> **Exercise**
Give again, word for word, each line from the top of the listing through the line that holds "Chart.register(...registerables);".
- - - - - - -
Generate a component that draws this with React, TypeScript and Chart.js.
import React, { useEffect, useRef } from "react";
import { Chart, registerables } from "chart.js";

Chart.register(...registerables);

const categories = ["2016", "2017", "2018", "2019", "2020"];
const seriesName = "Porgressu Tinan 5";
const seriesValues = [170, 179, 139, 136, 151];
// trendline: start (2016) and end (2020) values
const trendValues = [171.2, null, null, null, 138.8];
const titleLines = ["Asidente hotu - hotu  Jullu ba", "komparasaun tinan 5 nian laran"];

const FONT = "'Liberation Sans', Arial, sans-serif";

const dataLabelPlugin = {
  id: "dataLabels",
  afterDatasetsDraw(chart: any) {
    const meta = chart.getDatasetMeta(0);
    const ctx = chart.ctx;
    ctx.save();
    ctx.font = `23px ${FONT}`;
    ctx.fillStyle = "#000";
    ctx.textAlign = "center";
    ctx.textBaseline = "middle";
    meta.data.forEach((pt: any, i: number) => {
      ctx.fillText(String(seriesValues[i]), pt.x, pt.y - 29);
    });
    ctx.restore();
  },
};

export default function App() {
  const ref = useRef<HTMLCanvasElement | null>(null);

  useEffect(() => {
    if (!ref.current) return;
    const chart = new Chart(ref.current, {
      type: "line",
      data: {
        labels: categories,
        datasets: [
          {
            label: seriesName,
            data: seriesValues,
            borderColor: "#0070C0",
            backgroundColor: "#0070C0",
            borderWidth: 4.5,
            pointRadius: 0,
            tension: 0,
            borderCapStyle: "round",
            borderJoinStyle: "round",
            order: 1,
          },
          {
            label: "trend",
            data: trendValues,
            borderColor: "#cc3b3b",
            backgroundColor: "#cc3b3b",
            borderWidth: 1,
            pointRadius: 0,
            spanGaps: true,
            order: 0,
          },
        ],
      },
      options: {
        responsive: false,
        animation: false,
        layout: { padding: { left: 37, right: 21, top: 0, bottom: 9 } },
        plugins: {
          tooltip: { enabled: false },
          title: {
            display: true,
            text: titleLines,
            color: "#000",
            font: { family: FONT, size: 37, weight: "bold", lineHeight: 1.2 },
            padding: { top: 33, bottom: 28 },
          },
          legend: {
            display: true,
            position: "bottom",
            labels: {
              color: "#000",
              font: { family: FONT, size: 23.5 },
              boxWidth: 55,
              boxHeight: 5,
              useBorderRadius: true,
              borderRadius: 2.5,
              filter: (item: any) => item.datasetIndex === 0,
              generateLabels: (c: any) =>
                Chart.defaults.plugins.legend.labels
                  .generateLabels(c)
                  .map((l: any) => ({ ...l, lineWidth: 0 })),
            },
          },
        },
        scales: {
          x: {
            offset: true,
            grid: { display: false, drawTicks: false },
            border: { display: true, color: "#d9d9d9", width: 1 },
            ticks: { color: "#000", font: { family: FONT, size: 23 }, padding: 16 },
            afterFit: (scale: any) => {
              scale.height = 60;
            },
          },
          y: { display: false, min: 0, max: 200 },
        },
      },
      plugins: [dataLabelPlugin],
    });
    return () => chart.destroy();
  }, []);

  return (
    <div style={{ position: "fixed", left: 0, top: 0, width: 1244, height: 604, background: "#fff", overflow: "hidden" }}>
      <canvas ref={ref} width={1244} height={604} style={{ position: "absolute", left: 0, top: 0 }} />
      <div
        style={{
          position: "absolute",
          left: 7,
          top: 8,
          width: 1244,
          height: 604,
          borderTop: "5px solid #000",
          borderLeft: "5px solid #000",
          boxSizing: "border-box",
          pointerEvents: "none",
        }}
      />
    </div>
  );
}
- - - - - - -
> **Finished exercise**
Generate a component that draws this with React, TypeScript and Chart.js.
import React, { useEffect, useRef } from "react";
import { Chart, registerables } from "chart.js";

Chart.register(...registerables);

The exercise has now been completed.